THE PROBLEM
Extract word for word the lines of the listing from its start to the line holding "W, H = 1328, 769", both ends kept; pictures are not part of the copy.

DATASET SECTION
-------------------------
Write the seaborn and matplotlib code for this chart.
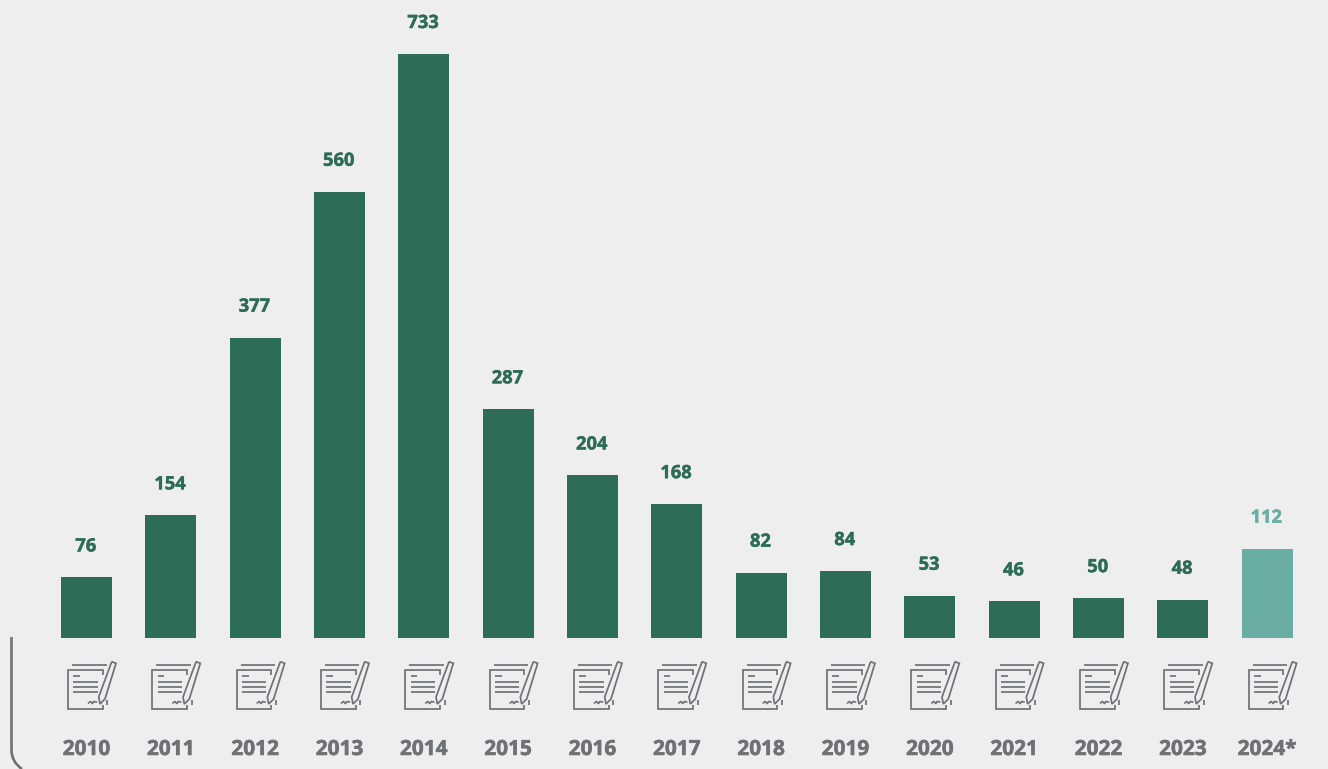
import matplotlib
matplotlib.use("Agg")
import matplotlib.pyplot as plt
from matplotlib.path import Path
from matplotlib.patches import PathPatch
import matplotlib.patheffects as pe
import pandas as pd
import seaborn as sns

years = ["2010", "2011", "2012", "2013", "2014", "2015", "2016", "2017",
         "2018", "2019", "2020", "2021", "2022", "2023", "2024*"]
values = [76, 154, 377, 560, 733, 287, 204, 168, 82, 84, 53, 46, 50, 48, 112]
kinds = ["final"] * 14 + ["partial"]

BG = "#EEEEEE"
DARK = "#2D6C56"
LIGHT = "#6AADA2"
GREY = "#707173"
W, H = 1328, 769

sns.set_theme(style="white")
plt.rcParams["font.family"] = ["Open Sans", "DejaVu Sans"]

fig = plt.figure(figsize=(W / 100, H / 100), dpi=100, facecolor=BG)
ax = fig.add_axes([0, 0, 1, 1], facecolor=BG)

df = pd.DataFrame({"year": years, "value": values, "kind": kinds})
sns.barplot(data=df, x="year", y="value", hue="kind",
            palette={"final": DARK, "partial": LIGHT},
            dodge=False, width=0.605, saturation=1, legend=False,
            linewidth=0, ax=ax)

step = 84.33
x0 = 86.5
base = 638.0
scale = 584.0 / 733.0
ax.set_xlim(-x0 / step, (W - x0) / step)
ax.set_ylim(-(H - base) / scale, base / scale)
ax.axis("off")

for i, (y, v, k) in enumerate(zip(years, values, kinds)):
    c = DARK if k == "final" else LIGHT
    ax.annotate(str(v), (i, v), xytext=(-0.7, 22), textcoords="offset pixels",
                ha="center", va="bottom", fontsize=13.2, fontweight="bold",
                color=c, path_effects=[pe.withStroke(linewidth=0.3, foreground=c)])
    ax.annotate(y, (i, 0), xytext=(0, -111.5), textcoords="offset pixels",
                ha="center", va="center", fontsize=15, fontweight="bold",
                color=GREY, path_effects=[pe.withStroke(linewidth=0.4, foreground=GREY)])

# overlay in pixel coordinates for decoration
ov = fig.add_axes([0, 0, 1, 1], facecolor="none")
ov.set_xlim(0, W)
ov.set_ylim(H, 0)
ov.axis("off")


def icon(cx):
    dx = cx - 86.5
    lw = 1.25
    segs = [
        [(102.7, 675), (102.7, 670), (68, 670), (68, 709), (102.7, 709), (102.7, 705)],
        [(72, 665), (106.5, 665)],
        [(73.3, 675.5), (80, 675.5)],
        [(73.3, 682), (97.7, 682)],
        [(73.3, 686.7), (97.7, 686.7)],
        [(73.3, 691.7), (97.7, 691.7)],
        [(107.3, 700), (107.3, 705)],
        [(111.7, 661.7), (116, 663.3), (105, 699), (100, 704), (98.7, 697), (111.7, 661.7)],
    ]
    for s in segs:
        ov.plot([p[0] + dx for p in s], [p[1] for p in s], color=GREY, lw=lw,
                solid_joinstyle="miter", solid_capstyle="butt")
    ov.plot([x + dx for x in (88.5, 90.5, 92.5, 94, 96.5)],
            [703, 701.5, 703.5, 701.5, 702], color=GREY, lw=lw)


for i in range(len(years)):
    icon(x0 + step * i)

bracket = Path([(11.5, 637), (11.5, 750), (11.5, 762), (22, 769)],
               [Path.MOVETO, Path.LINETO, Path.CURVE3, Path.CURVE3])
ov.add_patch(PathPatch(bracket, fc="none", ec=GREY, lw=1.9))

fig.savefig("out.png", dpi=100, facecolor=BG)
-------------------------
OUTPUT OF THE EXERCISE
Write the seaborn and matplotlib code for this chart.
import matplotlib
matplotlib.use("Agg")
import matplotlib.pyplot as plt
from matplotlib.path import Path
from matplotlib.patches import PathPatch
import matplotlib.patheffects as pe
import pandas as pd
import seaborn as sns

years = ["2010", "2011", "2012", "2013", "2014", "2015", "2016", "2017",
         "2018", "2019", "2020", "2021", "2022", "2023", "2024*"]
values = [76, 154, 377, 560, 733, 287, 204, 168, 82, 84, 53, 46, 50, 48, 112]
kinds = ["final"] * 14 + ["partial"]

BG = "#EEEEEE"
DARK = "#2D6C56"
LIGHT = "#6AADA2"
GREY = "#707173"
W, H = 1328, 769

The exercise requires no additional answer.